WRITTEN INSTRUCTION:
Find the line with "Write a component" and the line with "const legendY = [297, 338, 380];", then repeat both of them and every line in between exactly. Omit the pictures.

SUPPLIED DATA:
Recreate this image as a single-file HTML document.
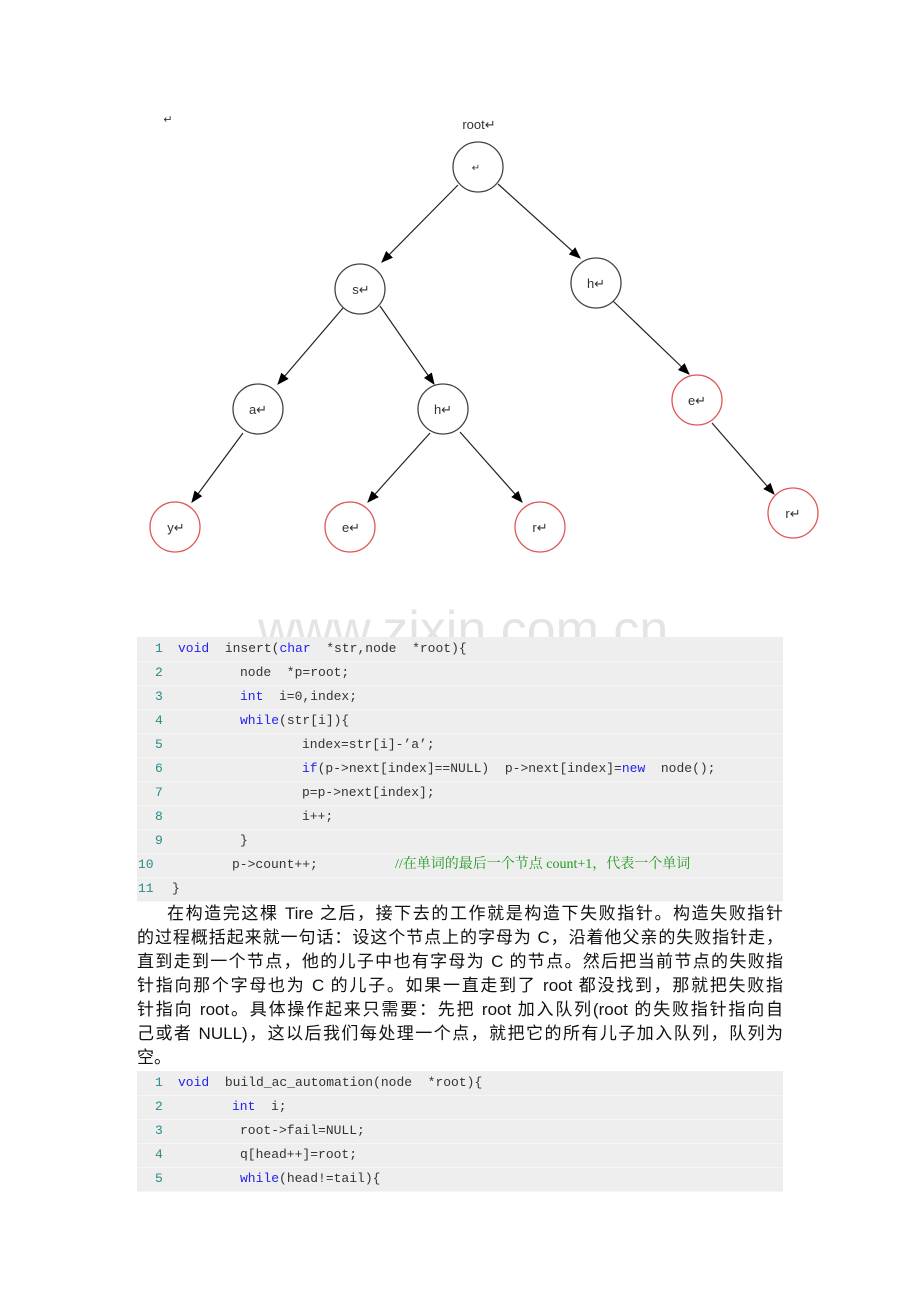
==
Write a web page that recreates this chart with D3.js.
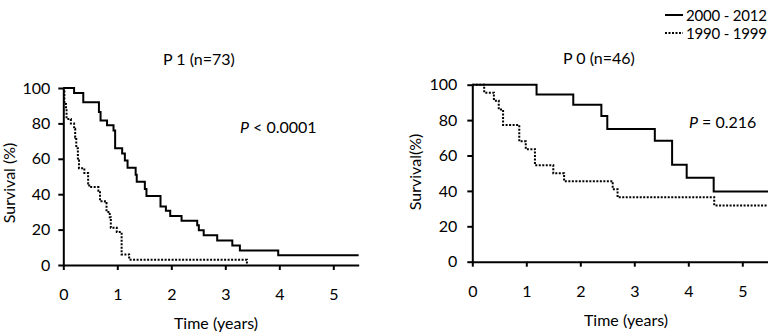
* * *
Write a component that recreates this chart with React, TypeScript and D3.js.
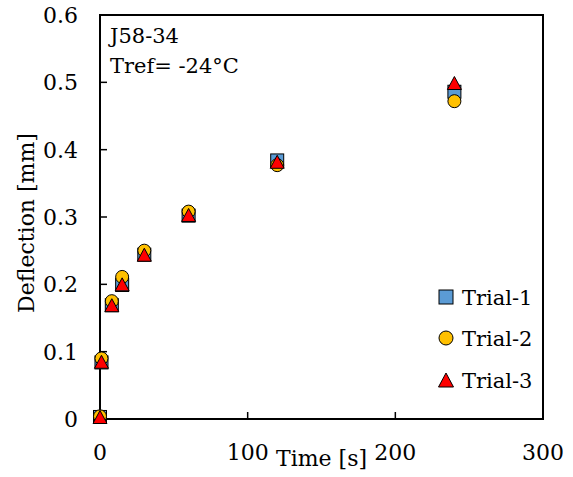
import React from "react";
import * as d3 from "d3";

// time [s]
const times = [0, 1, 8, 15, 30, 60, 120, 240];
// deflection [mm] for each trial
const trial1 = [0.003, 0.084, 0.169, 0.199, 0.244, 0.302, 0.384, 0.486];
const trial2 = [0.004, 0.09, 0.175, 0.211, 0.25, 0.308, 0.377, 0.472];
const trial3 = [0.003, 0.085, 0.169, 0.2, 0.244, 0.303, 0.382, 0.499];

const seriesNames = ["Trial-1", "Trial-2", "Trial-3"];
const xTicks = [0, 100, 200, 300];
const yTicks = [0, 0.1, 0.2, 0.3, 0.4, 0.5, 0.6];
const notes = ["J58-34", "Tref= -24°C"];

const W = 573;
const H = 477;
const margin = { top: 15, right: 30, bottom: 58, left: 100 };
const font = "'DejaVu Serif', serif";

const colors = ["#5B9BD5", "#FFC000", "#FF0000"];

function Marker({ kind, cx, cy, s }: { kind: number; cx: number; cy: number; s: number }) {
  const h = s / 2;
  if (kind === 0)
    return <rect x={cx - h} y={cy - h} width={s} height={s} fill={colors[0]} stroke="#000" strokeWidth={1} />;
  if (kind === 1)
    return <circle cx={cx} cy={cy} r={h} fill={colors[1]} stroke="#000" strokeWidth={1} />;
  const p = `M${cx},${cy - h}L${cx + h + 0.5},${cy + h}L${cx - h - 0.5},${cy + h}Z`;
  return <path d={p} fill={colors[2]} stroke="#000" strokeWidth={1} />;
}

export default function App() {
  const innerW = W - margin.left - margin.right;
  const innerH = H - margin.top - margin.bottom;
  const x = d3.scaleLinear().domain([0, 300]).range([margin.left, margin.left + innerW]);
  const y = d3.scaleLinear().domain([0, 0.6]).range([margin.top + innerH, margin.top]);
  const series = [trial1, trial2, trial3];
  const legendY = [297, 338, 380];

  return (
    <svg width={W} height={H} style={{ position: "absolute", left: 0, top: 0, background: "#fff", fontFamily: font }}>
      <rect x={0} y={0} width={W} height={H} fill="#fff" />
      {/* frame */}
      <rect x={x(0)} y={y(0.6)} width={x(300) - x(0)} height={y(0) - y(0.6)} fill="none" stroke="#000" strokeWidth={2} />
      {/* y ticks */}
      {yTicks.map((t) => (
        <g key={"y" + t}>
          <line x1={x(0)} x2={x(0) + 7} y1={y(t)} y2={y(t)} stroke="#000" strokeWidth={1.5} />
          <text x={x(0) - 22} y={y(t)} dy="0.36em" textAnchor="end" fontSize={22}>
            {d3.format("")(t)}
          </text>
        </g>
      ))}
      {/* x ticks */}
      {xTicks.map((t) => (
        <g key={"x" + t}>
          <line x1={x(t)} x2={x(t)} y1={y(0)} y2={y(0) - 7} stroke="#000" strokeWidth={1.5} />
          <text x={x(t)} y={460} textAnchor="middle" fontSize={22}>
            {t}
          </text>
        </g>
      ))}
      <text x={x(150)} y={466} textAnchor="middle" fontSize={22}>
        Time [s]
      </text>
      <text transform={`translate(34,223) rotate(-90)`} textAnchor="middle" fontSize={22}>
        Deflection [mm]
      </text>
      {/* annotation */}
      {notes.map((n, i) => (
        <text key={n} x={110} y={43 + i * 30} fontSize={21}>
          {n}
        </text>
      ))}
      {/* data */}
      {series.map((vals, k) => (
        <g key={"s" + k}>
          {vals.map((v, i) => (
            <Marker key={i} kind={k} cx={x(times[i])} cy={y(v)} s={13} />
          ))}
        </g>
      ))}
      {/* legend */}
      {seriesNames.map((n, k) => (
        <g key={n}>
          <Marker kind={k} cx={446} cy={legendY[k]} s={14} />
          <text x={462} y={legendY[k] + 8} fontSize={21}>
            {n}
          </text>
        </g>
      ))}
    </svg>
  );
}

FINAL RESULT:
Write a component that recreates this chart with React, TypeScript and D3.js.
import React from "react";
import * as d3 from "d3";

// time [s]
const times = [0, 1, 8, 15, 30, 60, 120, 240];
// deflection [mm] for each trial
const trial1 = [0.003, 0.084, 0.169, 0.199, 0.244, 0.302, 0.384, 0.486];
const trial2 = [0.004, 0.09, 0.175, 0.211, 0.25, 0.308, 0.377, 0.472];
const trial3 = [0.003, 0.085, 0.169, 0.2, 0.244, 0.303, 0.382, 0.499];

const seriesNames = ["Trial-1", "Trial-2", "Trial-3"];
const xTicks = [0, 100, 200, 300];
const yTicks = [0, 0.1, 0.2, 0.3, 0.4, 0.5, 0.6];
const notes = ["J58-34", "Tref= -24°C"];

const W = 573;
const H = 477;
const margin = { top: 15, right: 30, bottom: 58, left: 100 };
const font = "'DejaVu Serif', serif";

const colors = ["#5B9BD5", "#FFC000", "#FF0000"];

function Marker({ kind, cx, cy, s }: { kind: number; cx: number; cy: number; s: number }) {
  const h = s / 2;
  if (kind === 0)
    return <rect x={cx - h} y={cy - h} width={s} height={s} fill={colors[0]} stroke="#000" strokeWidth={1} />;
  if (kind === 1)
    return <circle cx={cx} cy={cy} r={h} fill={colors[1]} stroke="#000" strokeWidth={1} />;
  const p = `M${cx},${cy - h}L${cx + h + 0.5},${cy + h}L${cx - h - 0.5},${cy + h}Z`;
  return <path d={p} fill={colors[2]} stroke="#000" strokeWidth={1} />;
}

export default function App() {
  const innerW = W - margin.left - margin.right;
  const innerH = H - margin.top - margin.bottom;
  const x = d3.scaleLinear().domain([0, 300]).range([margin.left, margin.left + innerW]);
  const y = d3.scaleLinear().domain([0, 0.6]).range([margin.top + innerH, margin.top]);
  const series = [trial1, trial2, trial3];
  const legendY = [297, 338, 380];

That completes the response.